··· DATASET CONTENT

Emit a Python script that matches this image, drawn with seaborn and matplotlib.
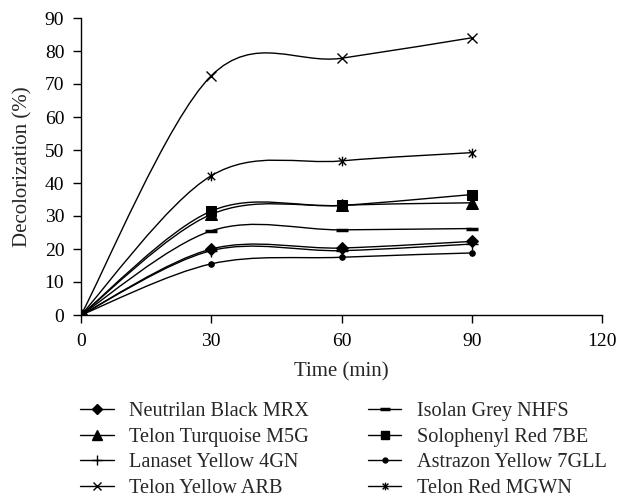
import numpy as np
import pandas as pd
import matplotlib
matplotlib.use("Agg")
import matplotlib.pyplot as plt
from matplotlib.path import Path
from matplotlib.patches import PathPatch
from matplotlib.lines import Line2D
import seaborn as sns

time_min = [0, 30, 60, 90]

neutrilan_black_mrx = [0, 20.0, 20.3, 22.3]
telon_turquoise_m5g = [0, 30.5, 33.2, 34.0]
lanaset_yellow_4gn = [0, 19.5, 19.5, 21.5]
telon_yellow_arb = [0, 72.5, 77.8, 84.0]
isolan_grey_nhfs = [0, 25.5, 25.8, 26.2]
solophenyl_red_7be = [0, 31.5, 33.2, 36.5]
astrazon_yellow_7gll = [0, 15.5, 17.5, 18.8]
telon_red_mgwn = [0, 42.2, 46.7, 49.2]

series_names = ["Neutrilan Black MRX", "Telon Turquoise M5G", "Lanaset Yellow 4GN",
                "Telon Yellow ARB", "Isolan Grey NHFS", "Solophenyl Red 7BE",
                "Astrazon Yellow 7GLL", "Telon Red MGWN"]
series_values = [neutrilan_black_mrx, telon_turquoise_m5g, lanaset_yellow_4gn,
                 telon_yellow_arb, isolan_grey_nhfs, solophenyl_red_7be,
                 astrazon_yellow_7gll, telon_red_mgwn]

x_ticks = [0, 30, 60, 90, 120]
y_ticks = [0, 10, 20, 30, 40, 50, 60, 70, 80, 90]

# custom marker: x with vertical bar
xbar = Path([(-1, -1), (1, 1), (-1, 1), (1, -1), (0, -1.3), (0, 1.3)],
            [Path.MOVETO, Path.LINETO, Path.MOVETO, Path.LINETO, Path.MOVETO, Path.LINETO])

styles = {
    "Neutrilan Black MRX": dict(marker="D", markersize=6.5),
    "Telon Turquoise M5G": dict(marker="^", markersize=8),
    "Lanaset Yellow 4GN": dict(marker="+", markersize=8, markeredgewidth=1.0),
    "Telon Yellow ARB": dict(marker="x", markersize=7, markeredgewidth=1.0),
    "Isolan Grey NHFS": dict(marker="_", markersize=8, markeredgewidth=2.5),
    "Solophenyl Red 7BE": dict(marker="s", markersize=7.5),
    "Astrazon Yellow 7GLL": dict(marker="o", markersize=4),
    "Telon Red MGWN": dict(marker=xbar, markersize=7, markeredgewidth=1.0),
}
legend_sizes = {
    "Neutrilan Black MRX": 5, "Telon Turquoise M5G": 6.5, "Lanaset Yellow 4GN": 7,
    "Telon Yellow ARB": 6, "Isolan Grey NHFS": 6.5, "Solophenyl Red 7BE": 6,
    "Astrazon Yellow 7GLL": 3.5, "Telon Red MGWN": 5.5,
}

sns.set_theme(style="ticks")
plt.rcParams["font.family"] = ["Liberation Serif", "DejaVu Serif"]
plt.rcParams["axes.edgecolor"] = "black"
plt.rcParams["xtick.color"] = "black"
plt.rcParams["ytick.color"] = "black"

fig = plt.figure(figsize=(6.21, 4.98), dpi=100)
ax = fig.add_axes([81 / 621, 1 - 315 / 498, (602 - 81) / 621, (315 - 18) / 498])


def smooth_path(xs, ys):
    P = np.column_stack([xs, ys]).astype(float)
    n = len(P)
    verts = [P[0]]
    codes = [Path.MOVETO]
    for i in range(n - 1):
        prev = P[i - 1] if i > 0 else P[i]
        nxt = P[i + 2] if i + 2 < n else P[i + 1]
        c1 = P[i] + (P[i + 1] - prev) / 6.0
        c2 = P[i + 1] - (nxt - P[i]) / 6.0
        verts += [c1, c2, P[i + 1]]
        codes += [Path.CURVE4] * 3
    return Path(verts, codes)


handles = []
for name, vals in zip(series_names, series_values):
    ax.add_patch(PathPatch(smooth_path(time_min, vals), fill=False,
                           edgecolor="black", lw=1.0, zorder=2))
    st = styles[name]
    sns.lineplot(x=time_min, y=vals, ax=ax, color="black", lw=0, legend=False,
                 markeredgecolor="black", markerfacecolor="black", zorder=3, **st)
    lst = dict(st)
    lst["markersize"] = legend_sizes[name]
    handles.append(Line2D([0], [0], color="black", lw=1.0,
                          markeredgecolor="black", markerfacecolor="black", **lst))

ax.set_xlim(0, 120)
ax.set_ylim(0, 90)
ax.set_xticks(x_ticks)
ax.set_yticks(y_ticks)
ax.tick_params(axis="both", direction="out", length=6, width=1.0, labelsize=14)
ax.tick_params(axis="x", pad=7)
ax.tick_params(axis="y", pad=6)
for s in ["top", "right"]:
    ax.spines[s].set_visible(False)
for s in ["left", "bottom"]:
    ax.spines[s].set_linewidth(1.0)
ax.set_xlabel("Time (min)", fontsize=15, labelpad=9)
ax.set_ylabel("Decolorization (%)", fontsize=15, labelpad=9)
ax.grid(False)

fig.legend(handles, series_names, ncol=2, loc="upper left",
           bbox_to_anchor=(62 / 621, 1 - 384 / 498), frameon=False, fontsize=14.6,
           handlelength=1.65, handletextpad=0.77, columnspacing=2.9, labelspacing=0.31,
           borderpad=0.4)

fig.savefig("out.png", dpi=100)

······

> GOAL
Return exactly what appears from the opening line of the material through the line with "telon_red_mgwn = [0, 42.2, 46.7, 49.2]", apart from the pictures.

> WORKED SOLUTION
Emit a Python script that matches this image, drawn with seaborn and matplotlib.
import numpy as np
import pandas as pd
import matplotlib
matplotlib.use("Agg")
import matplotlib.pyplot as plt
from matplotlib.path import Path
from matplotlib.patches import PathPatch
from matplotlib.lines import Line2D
import seaborn as sns

time_min = [0, 30, 60, 90]

neutrilan_black_mrx = [0, 20.0, 20.3, 22.3]
telon_turquoise_m5g = [0, 30.5, 33.2, 34.0]
lanaset_yellow_4gn = [0, 19.5, 19.5, 21.5]
telon_yellow_arb = [0, 72.5, 77.8, 84.0]
isolan_grey_nhfs = [0, 25.5, 25.8, 26.2]
solophenyl_red_7be = [0, 31.5, 33.2, 36.5]
astrazon_yellow_7gll = [0, 15.5, 17.5, 18.8]
telon_red_mgwn = [0, 42.2, 46.7, 49.2]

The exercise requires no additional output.